Apple plans to sell $1 billion of 30-year bonds in Taiwan
Apple Inc plans to issue bonds in Taiwan for the first time with the aim of raising $1 billion, sources familiar with the matter said, joining a queue of big global names that have sold billions of dollars on the island’s busy debt market.
The U.S. dollar bonds will have a tenor of 30 years, the sources told Reuters on Wednesday, speaking on condition of anonymity. Apple declined to comment when asked about the plan.
Liquidity in the Taiwanese bond market is flush, with long-term buyers of debt, primarily life insurance firms, seeking creditworthy names and chasing higher yields.
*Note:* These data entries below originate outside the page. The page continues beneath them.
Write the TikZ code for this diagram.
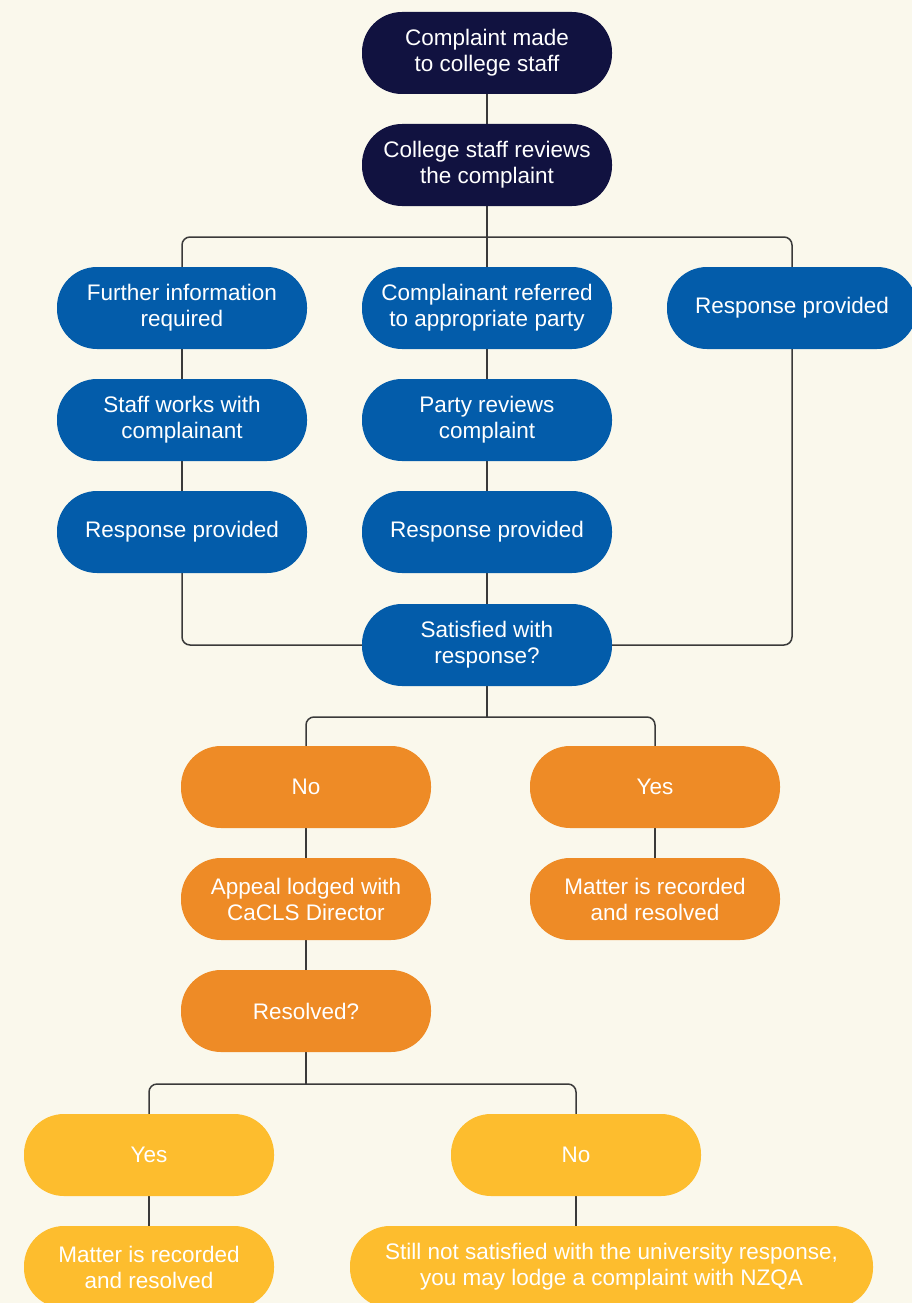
\documentclass[tikz,border=0pt]{standalone}
\usepackage{fontspec}
\setmainfont{Liberation Sans}
\usetikzlibrary{backgrounds}
\definecolor{bgc}{HTML}{FAF8EC}
\definecolor{navy}{HTML}{111240}
\definecolor{blu}{HTML}{035CAA}
\definecolor{ora}{HTML}{EE8B26}
\definecolor{yel}{HTML}{FDBD2E}
\definecolor{linec}{HTML}{3A3A3A}
\tikzset{
  box/.style={rectangle, rounded corners=40pt, minimum width=250pt, minimum height=82pt,
    inner sep=0pt, text=white, align=center,
    font=\fontsize{22.5pt}{26pt}\selectfont},
  navybox/.style={box, fill=navy},
  bluebox/.style={box, fill=blu},
  orabox/.style={box, fill=ora},
  yelbox/.style={box, fill=yel},
  conn/.style={draw=linec, line width=1.5pt, rounded corners=8pt},
}
\begin{document}
\begin{tikzpicture}[x=1pt, y=-1pt]
\useasboundingbox (0,0) rectangle (912,1303);
% nodes
\node[navybox] (n1) at (487,53) {Complaint made\\to college staff};
\node[navybox] (n2) at (487,165) {College staff reviews\\the complaint};
\node[bluebox] (a1) at (182,308) {Further information\\required};
\node[bluebox] (b1) at (487,308) {Complainant referred\\to appropriate party};
\node[bluebox] (c1) at (792,308) {Response provided};
\node[bluebox] (a2) at (182,420) {Staff works with\\complainant};
\node[bluebox] (b2) at (487,420) {Party reviews\\complaint};
\node[bluebox] (a3) at (182,532) {Response provided};
\node[bluebox] (b3) at (487,532) {Response provided};
\node[bluebox] (sat) at (487,645) {Satisfied with\\response?};
\node[orabox] (no1) at (306,787) {No};
\node[orabox] (yes1) at (655,787) {Yes};
\node[orabox] (app) at (306,899) {Appeal lodged with\\CaCLS Director};
\node[orabox] (rec1) at (655,899) {Matter is recorded\\and resolved};
\node[orabox] (res) at (306,1011) {Resolved?};
\node[yelbox] (yes2) at (149,1155) {Yes};
\node[yelbox] (no2) at (576,1155) {No};
\node[yelbox] (rec2) at (149,1267) {Matter is recorded\\and resolved};
\node[yelbox, minimum width=523pt] (nzqa) at (611.5,1267) {Still not satisfied with the university response,\\you may lodge a complaint with NZQA};
% branch points
\coordinate (j1) at (487,237);
\coordinate (j2) at (487,717);
\coordinate (j3) at (306,1084);
\begin{scope}[on background layer]
\fill[bgc] (0,0) rectangle (912,1303);
\draw[conn] (n1) -- (n2);
\draw[conn] (n2) -- (b1);
\draw[conn] (j1) -| (a1.north);
\draw[conn] (j1) -| (c1.north);
\draw[conn] (a1) -- (a2);
\draw[conn] (a2) -- (a3);
\draw[conn] (b1) -- (b2);
\draw[conn] (b2) -- (b3);
\draw[conn] (b3) -- (sat);
\draw[conn] (a3.south) |- (sat.west);
\draw[conn] (c1.south) |- (sat.east);
\draw[conn] (sat.south) -- (j2);
\draw[conn] (j2) -| (no1.north);
\draw[conn] (j2) -| (yes1.north);
\draw[conn] (no1) -- (app);
\draw[conn] (app) -- (res);
\draw[conn] (yes1) -- (rec1);
\draw[conn] (res.south) -- (j3);
\draw[conn] (j3) -| (yes2.north);
\draw[conn] (j3) -| (no2.north);
\draw[conn] (yes2) -- (rec2);
\draw[conn] (no2) -- (no2 |- nzqa.north);
\end{scope}
\end{tikzpicture}
\end{document}
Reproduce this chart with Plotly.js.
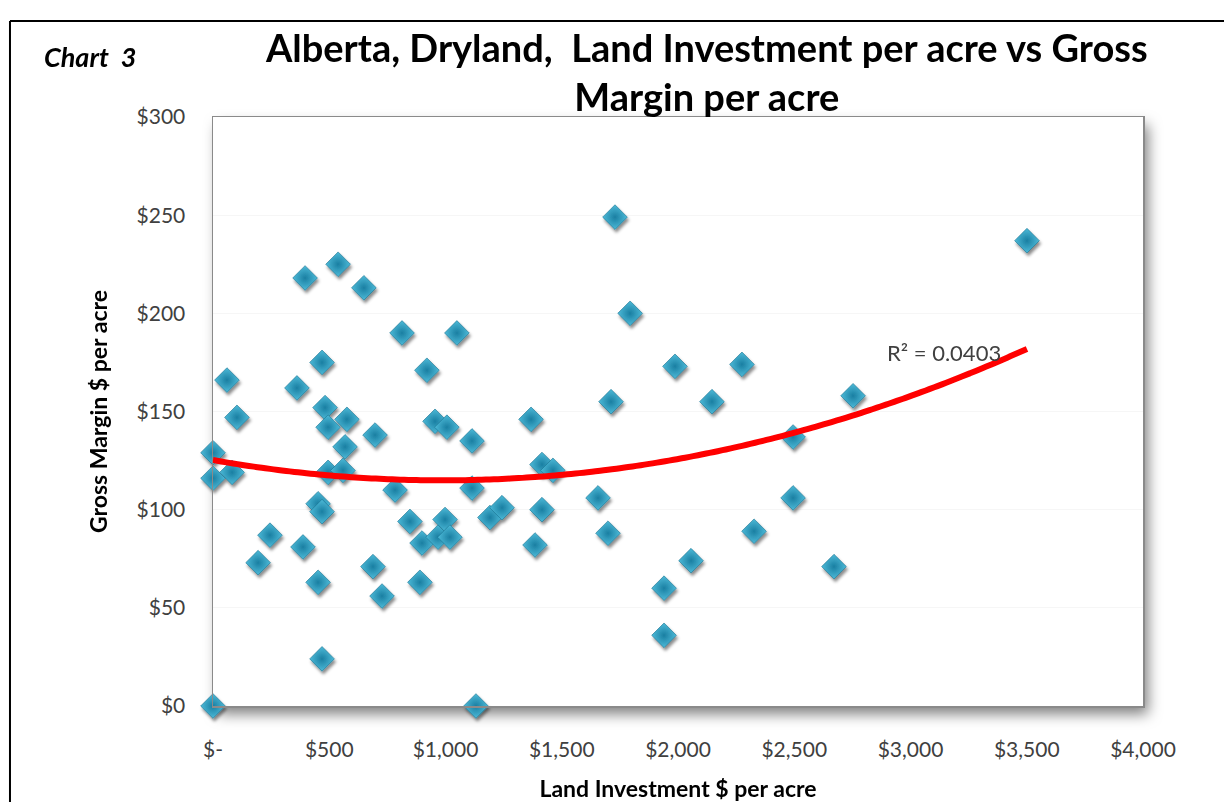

Blue-chip multinationals regularly issue dollar bonds of such size on the island, home to Apple’s supply chain.
In December, U.S. chipmaker Intel Corp sold $915 million of 30-year bonds with yields of 4.7 percent. A month later, Global brewer Anheuser Busch InBev SA issued a $1.47 billion bond of the same maturity at 4.915 percent, according to Taiwan Over-The-Counter Exchange data.
So far this year, upwards of $16 billion in new U.S. dollar bonds have been issued, already more than half of the $29 billion in U.S. dollar bonds sold for all of 2015, OTC exchange data shows.
Taiwan’s over-the-counter exchange, where corporate bonds can trade in the secondary market, said it was not aware of any plan by Apple to issue bonds. In Taiwan, bond issuers only need three days or less to notify the exchange before being listed.
Market participants have been looking at initial yields of around 4.2 percent to 4.3 percent on the planned Apple bonds, two of the sources said.
The island’s 30-year government bond, which is less liquid in the secondary market, was last quoted around 1.6475 percent.
The planned Apple bonds will not be redeemable for the first two years, two of the sources said, citing market participants that had made enquiries.